Problem statement: Omit pictures and quote the listing below line by line, from its start through the line that holds "import seaborn as sns".

Data excerpt:
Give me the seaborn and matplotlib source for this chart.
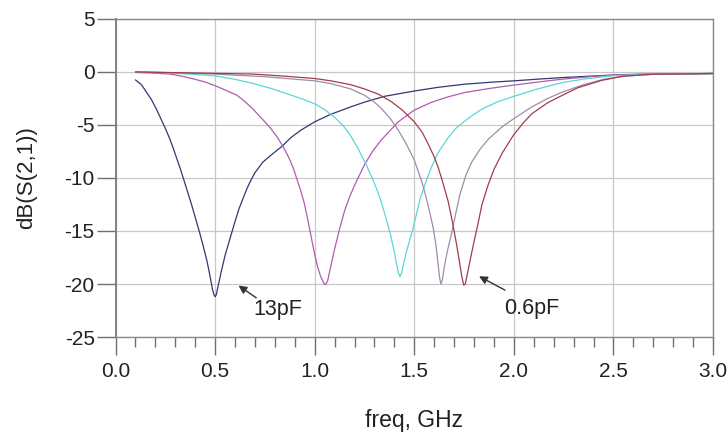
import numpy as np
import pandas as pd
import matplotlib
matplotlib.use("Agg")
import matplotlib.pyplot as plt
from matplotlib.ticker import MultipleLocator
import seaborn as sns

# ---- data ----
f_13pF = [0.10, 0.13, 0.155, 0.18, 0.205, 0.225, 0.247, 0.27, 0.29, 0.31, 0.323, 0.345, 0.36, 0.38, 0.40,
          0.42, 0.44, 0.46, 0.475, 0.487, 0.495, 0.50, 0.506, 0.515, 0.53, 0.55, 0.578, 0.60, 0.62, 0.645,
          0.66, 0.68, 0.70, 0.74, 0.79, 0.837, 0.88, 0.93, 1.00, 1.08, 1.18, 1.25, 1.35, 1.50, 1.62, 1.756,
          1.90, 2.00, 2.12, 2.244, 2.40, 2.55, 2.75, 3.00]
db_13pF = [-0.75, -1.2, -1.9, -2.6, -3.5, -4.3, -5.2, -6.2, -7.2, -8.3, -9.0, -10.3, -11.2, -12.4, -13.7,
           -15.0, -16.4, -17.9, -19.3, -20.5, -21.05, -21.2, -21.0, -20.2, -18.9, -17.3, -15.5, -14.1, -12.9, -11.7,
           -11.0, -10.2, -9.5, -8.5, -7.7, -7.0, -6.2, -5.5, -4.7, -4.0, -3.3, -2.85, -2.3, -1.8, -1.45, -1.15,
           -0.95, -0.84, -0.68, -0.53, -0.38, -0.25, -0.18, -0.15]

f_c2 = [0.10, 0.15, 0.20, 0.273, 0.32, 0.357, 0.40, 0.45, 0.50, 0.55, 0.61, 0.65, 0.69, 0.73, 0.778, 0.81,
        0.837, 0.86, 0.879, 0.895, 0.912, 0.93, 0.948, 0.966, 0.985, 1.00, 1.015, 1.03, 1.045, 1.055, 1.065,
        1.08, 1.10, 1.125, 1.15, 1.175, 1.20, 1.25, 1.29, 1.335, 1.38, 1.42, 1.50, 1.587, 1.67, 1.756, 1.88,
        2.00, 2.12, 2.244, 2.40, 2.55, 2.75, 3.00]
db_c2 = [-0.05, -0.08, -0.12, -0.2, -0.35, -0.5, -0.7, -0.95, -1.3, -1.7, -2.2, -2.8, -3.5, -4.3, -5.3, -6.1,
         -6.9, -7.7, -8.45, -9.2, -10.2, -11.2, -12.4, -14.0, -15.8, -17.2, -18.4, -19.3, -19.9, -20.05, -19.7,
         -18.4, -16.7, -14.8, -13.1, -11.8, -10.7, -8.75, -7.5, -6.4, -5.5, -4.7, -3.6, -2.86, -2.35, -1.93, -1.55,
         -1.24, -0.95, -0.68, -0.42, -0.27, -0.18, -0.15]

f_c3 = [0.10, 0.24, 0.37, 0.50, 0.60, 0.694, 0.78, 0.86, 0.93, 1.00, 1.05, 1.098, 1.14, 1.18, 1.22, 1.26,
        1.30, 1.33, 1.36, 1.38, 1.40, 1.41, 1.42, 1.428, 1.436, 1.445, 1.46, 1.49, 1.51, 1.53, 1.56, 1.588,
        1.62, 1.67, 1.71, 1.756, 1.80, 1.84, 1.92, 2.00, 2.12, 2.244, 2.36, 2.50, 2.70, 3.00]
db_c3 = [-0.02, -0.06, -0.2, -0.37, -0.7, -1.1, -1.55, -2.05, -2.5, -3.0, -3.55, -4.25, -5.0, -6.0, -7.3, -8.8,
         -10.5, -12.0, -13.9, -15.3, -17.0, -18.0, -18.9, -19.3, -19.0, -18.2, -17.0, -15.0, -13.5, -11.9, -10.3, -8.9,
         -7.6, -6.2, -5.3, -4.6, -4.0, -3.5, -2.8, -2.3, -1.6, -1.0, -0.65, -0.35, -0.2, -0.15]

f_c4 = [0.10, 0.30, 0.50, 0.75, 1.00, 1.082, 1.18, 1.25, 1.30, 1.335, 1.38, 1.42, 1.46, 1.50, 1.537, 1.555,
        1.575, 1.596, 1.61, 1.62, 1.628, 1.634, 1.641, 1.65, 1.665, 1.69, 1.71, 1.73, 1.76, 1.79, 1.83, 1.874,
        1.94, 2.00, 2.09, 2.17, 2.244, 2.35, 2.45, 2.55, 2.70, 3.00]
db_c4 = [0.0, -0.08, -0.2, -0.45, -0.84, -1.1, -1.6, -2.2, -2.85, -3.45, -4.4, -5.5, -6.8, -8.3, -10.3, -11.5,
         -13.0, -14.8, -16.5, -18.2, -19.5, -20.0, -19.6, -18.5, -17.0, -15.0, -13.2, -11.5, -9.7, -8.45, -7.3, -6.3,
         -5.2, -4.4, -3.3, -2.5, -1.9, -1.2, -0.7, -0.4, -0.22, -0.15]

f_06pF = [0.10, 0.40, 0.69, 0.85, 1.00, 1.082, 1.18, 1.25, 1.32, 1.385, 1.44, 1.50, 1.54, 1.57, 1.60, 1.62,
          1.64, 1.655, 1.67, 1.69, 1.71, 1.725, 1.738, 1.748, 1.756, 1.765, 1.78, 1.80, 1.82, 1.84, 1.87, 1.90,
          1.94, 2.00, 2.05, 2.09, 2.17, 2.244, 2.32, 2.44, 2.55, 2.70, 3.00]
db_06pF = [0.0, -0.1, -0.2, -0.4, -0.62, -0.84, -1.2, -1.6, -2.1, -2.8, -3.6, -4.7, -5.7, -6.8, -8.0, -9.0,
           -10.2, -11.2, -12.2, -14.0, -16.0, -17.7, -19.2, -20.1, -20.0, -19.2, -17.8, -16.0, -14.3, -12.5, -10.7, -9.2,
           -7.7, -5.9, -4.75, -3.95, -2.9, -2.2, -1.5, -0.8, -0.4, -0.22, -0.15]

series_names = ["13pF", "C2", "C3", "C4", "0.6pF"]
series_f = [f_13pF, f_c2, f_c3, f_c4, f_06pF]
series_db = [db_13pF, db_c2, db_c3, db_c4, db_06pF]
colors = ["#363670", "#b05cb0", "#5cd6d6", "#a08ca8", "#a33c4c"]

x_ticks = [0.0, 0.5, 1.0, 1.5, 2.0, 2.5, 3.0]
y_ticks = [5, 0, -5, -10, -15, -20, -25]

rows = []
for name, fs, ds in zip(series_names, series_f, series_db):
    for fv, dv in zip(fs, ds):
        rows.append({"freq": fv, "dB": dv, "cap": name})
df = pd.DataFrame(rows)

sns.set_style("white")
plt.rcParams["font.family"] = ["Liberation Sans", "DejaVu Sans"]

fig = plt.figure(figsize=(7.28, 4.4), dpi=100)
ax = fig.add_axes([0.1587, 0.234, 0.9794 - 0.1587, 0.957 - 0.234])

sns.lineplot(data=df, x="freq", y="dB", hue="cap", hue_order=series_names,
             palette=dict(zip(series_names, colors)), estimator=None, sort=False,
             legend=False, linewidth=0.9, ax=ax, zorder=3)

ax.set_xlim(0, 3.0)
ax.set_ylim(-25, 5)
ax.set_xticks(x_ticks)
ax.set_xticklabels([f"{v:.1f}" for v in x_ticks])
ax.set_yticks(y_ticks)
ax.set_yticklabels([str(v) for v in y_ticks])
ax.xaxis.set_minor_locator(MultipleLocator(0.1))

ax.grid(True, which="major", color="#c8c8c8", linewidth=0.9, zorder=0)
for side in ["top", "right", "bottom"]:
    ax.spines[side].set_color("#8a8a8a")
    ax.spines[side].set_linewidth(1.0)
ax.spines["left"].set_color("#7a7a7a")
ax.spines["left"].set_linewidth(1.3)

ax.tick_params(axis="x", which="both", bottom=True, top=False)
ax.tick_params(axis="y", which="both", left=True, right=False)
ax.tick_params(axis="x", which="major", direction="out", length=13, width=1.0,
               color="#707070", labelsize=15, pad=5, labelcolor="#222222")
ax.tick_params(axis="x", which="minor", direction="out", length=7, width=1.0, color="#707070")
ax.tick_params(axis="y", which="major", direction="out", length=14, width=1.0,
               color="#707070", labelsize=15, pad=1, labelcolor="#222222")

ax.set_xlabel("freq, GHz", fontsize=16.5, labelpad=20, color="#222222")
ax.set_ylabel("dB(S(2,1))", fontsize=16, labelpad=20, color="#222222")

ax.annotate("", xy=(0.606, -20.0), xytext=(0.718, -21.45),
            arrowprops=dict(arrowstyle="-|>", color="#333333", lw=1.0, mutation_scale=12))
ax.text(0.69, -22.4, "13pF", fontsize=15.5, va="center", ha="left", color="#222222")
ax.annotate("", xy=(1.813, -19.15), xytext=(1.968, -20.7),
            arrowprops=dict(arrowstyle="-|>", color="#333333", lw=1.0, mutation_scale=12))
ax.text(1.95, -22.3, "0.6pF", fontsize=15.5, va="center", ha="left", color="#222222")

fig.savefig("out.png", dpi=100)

Full solution:
Give me the seaborn and matplotlib source for this chart.
import numpy as np
import pandas as pd
import matplotlib
matplotlib.use("Agg")
import matplotlib.pyplot as plt
from matplotlib.ticker import MultipleLocator
import seaborn as sns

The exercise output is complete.